Whether you’re capturing something fun on vacation to share with friends and family, producing a high-end commercial intended for a worldwide audience, or crafting your first tutorial video for a Website, we’ve come up with five useful tips that will help insure that what you create is as engaging and effective on mobile devices as possible.

1. Use the Best Camera Available

This might seem like a no-brainer, but Apple’s beautifully crafted “Misunderstood” ad – which has generated lots of discussion and buzz this holiday season for various reasons – inadvertently hammers this first point home in an interesting way. Depicting the story of a seemingly disengaged teenager who is secretly crafting a heartwarming video to share with his family, the parts of the Apple ad not shot on the iPhone (all of the video shot from the boy’s perspective was captured on the iPhone 5S) are clearly not shot on an iPhone for a reason. Smartphones are getting better and better, but if you want to be able to shoot in low-light, capturing the level of field depth and style of rack focusing depicted in this commercial (see screen shots below), you’ll need a higher-end DSLR or better. While the quality of the videos we produce with our smartphones is good (and getting better), to create truly emotionally engaging video you’ll want to use the same tools that feature filmmakers use when telling your story, regardless of the screen size.

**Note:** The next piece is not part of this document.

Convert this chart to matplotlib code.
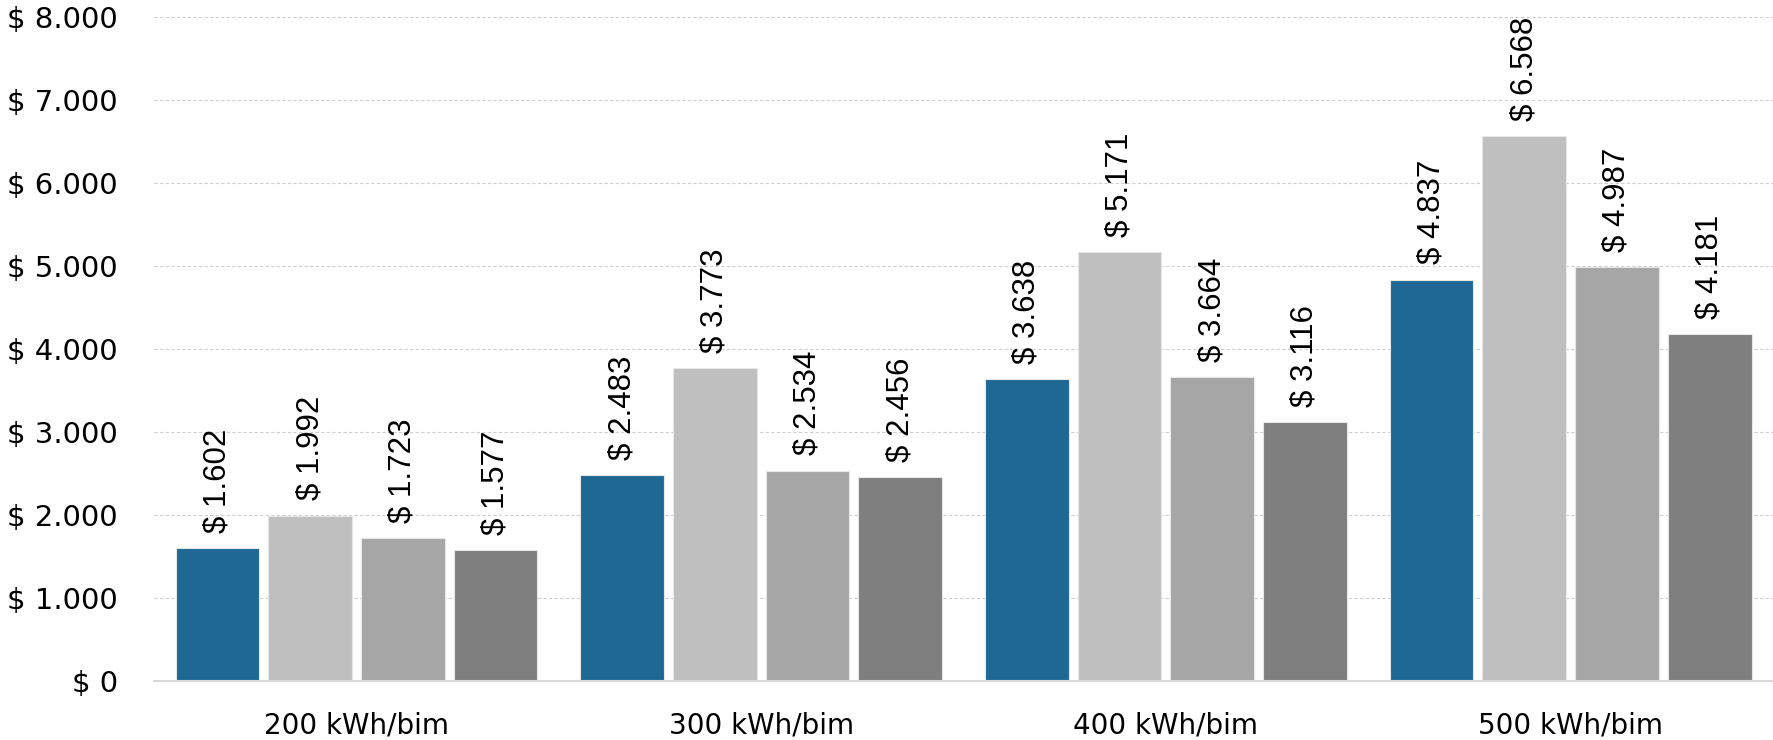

2. Set the Tone and Get to the Point, Quickly

Attention spans are short these days, and viewers on-the-go (and watching on smaller screens) are especially subject to distraction. We discussed using the appropriate music and audio to quickly establish the tone of your video in an earlier post, but it can’t be emphasized enough that if you want to truly engage your viewers, it’s crucial to give them a reason to care as quickly as possible. Whether your “hook” consists of warmly greeting the viewer and launching straight into a useful tutorial (pro tip: people have a hard time turning away from a friendly face speaking directly to the camera), depicting a character undergoing an emotional struggle to be addressed/resolved, or presenting a brand-oriented contest you hope will lead to engagement, the longer you take to set the stage, the greater the odds that viewers will move on without watching the entire video.

3. Frame People for Emotional Impact

If your video features people and you want it to work well on smaller mobile screens, try to shoot them at a closer range – particularly when it comes to moments of emotional transition or revelation – than you would if shooting for a bigger screen. Dove’s wildly successful “Real Beauty Sketches” commercial does a great job of mixing some nicely framed wider shots with closer, emotionally rich portraits of the women involved with the project. The better your viewer can read the emotion on the face or faces in your video, the more engaged they’re likely to be with the content.

4. Use Macro Shots to Capture Detail

Woman Using a Touchscreen Tablet” by Bevan Goldswain

Smaller screens shouldn’t equate to a lack of detail, and using macro clips in your project can help to create a richer, more compelling viewing experience – especially when they help to reinforce the themes of the story. Quick, close up shots of people – and details related to universal human experiences – help to create a broader context, and give the viewer more to relate to about the person or people they’re watching.

5. Steal Video Techniques from Instagram and Vine

It’s not easy to tell a convincing story in 15 seconds, much less 6, but those are the limits on the lengths of individual videos posted to Instagram and Vine, respectively. As the number of people figuring out how to create effective videos for these platforms increases, so does our knowledge about what works (and what doesn’t!) when it comes to producing videos for mobile. There’s been some amazingly innovative flimmaking on both platforms this year – here’s one of our favorites from Mashable’s round up of the 33 Best Vine Videos of 2013.

We launched a series of 15-second videos depicting the fictional world of the Hunger Games earlier this year, and look forward to experimenting with more short-form, mobile-optimized video in the future!